-- What you should do --
Retype each line of the material exactly, please, skipping any picture in it.

══════

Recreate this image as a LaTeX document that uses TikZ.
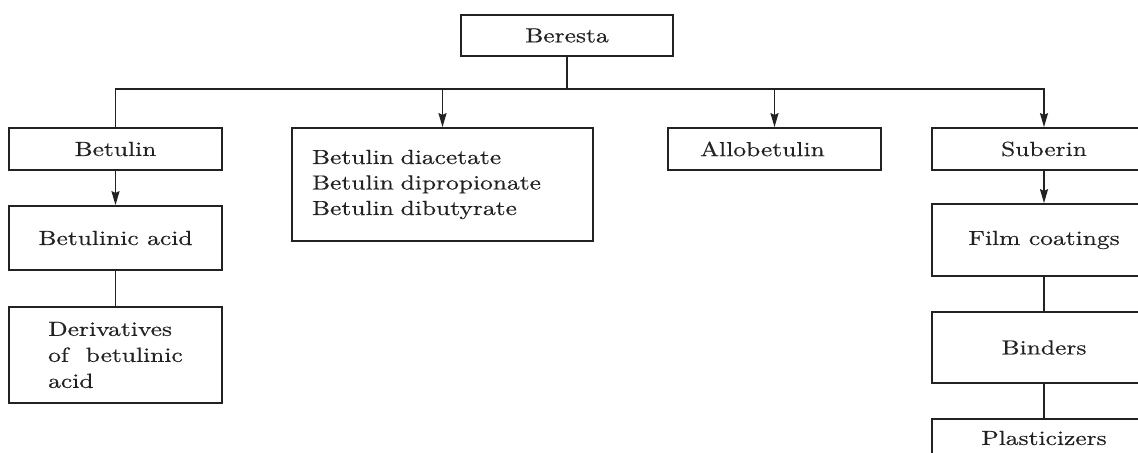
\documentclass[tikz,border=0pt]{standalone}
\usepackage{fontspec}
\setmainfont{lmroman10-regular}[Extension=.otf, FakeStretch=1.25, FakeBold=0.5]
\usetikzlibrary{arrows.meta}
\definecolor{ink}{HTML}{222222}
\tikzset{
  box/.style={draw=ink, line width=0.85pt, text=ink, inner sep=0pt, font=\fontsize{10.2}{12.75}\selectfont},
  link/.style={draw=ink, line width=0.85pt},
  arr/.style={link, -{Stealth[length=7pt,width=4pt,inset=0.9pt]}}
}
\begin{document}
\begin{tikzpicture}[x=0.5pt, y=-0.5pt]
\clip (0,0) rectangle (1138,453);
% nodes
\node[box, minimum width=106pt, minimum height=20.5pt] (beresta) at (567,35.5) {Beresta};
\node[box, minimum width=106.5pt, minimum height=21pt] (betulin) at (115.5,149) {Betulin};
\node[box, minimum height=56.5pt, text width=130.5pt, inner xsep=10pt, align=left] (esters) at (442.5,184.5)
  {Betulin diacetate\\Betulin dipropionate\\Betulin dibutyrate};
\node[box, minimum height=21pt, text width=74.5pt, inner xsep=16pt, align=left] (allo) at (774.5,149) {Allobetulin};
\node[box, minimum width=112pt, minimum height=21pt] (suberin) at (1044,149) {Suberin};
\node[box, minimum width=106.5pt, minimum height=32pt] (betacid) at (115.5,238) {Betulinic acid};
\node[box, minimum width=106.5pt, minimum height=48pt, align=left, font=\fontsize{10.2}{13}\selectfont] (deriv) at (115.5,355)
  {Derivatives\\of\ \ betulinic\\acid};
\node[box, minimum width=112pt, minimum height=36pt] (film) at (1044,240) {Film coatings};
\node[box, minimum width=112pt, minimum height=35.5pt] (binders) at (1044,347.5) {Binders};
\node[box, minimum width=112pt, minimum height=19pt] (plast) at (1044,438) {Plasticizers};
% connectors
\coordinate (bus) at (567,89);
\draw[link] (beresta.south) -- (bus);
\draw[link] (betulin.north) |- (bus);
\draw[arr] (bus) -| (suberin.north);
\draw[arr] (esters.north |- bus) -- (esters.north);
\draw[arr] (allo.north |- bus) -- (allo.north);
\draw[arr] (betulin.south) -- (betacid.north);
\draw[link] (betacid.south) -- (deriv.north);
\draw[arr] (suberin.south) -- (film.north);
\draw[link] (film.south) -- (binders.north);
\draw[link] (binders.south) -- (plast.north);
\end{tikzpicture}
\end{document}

══════

-- Written reply --
Recreate this image as a LaTeX document that uses TikZ.
\documentclass[tikz,border=0pt]{standalone}
\usepackage{fontspec}
\setmainfont{lmroman10-regular}[Extension=.otf, FakeStretch=1.25, FakeBold=0.5]
\usetikzlibrary{arrows.meta}
\definecolor{ink}{HTML}{222222}
\tikzset{
  box/.style={draw=ink, line width=0.85pt, text=ink, inner sep=0pt, font=\fontsize{10.2}{12.75}\selectfont},
  link/.style={draw=ink, line width=0.85pt},
  arr/.style={link, -{Stealth[length=7pt,width=4pt,inset=0.9pt]}}
}
\begin{document}
\begin{tikzpicture}[x=0.5pt, y=-0.5pt]
\clip (0,0) rectangle (1138,453);
% nodes
\node[box, minimum width=106pt, minimum height=20.5pt] (beresta) at (567,35.5) {Beresta};
\node[box, minimum width=106.5pt, minimum height=21pt] (betulin) at (115.5,149) {Betulin};
\node[box, minimum height=56.5pt, text width=130.5pt, inner xsep=10pt, align=left] (esters) at (442.5,184.5)
  {Betulin diacetate\\Betulin dipropionate\\Betulin dibutyrate};
\node[box, minimum height=21pt, text width=74.5pt, inner xsep=16pt, align=left] (allo) at (774.5,149) {Allobetulin};
\node[box, minimum width=112pt, minimum height=21pt] (suberin) at (1044,149) {Suberin};
\node[box, minimum width=106.5pt, minimum height=32pt] (betacid) at (115.5,238) {Betulinic acid};
\node[box, minimum width=106.5pt, minimum height=48pt, align=left, font=\fontsize{10.2}{13}\selectfont] (deriv) at (115.5,355)
  {Derivatives\\of\ \ betulinic\\acid};
\node[box, minimum width=112pt, minimum height=36pt] (film) at (1044,240) {Film coatings};
\node[box, minimum width=112pt, minimum height=35.5pt] (binders) at (1044,347.5) {Binders};
\node[box, minimum width=112pt, minimum height=19pt] (plast) at (1044,438) {Plasticizers};
% connectors
\coordinate (bus) at (567,89);
\draw[link] (beresta.south) -- (bus);
\draw[link] (betulin.north) |- (bus);
\draw[arr] (bus) -| (suberin.north);
\draw[arr] (esters.north |- bus) -- (esters.north);
\draw[arr] (allo.north |- bus) -- (allo.north);
\draw[arr] (betulin.south) -- (betacid.north);
\draw[link] (betacid.south) -- (deriv.north);
\draw[arr] (suberin.south) -- (film.north);
\draw[link] (film.south) -- (binders.north);
\draw[link] (binders.south) -- (plast.north);
\end{tikzpicture}
\end{document}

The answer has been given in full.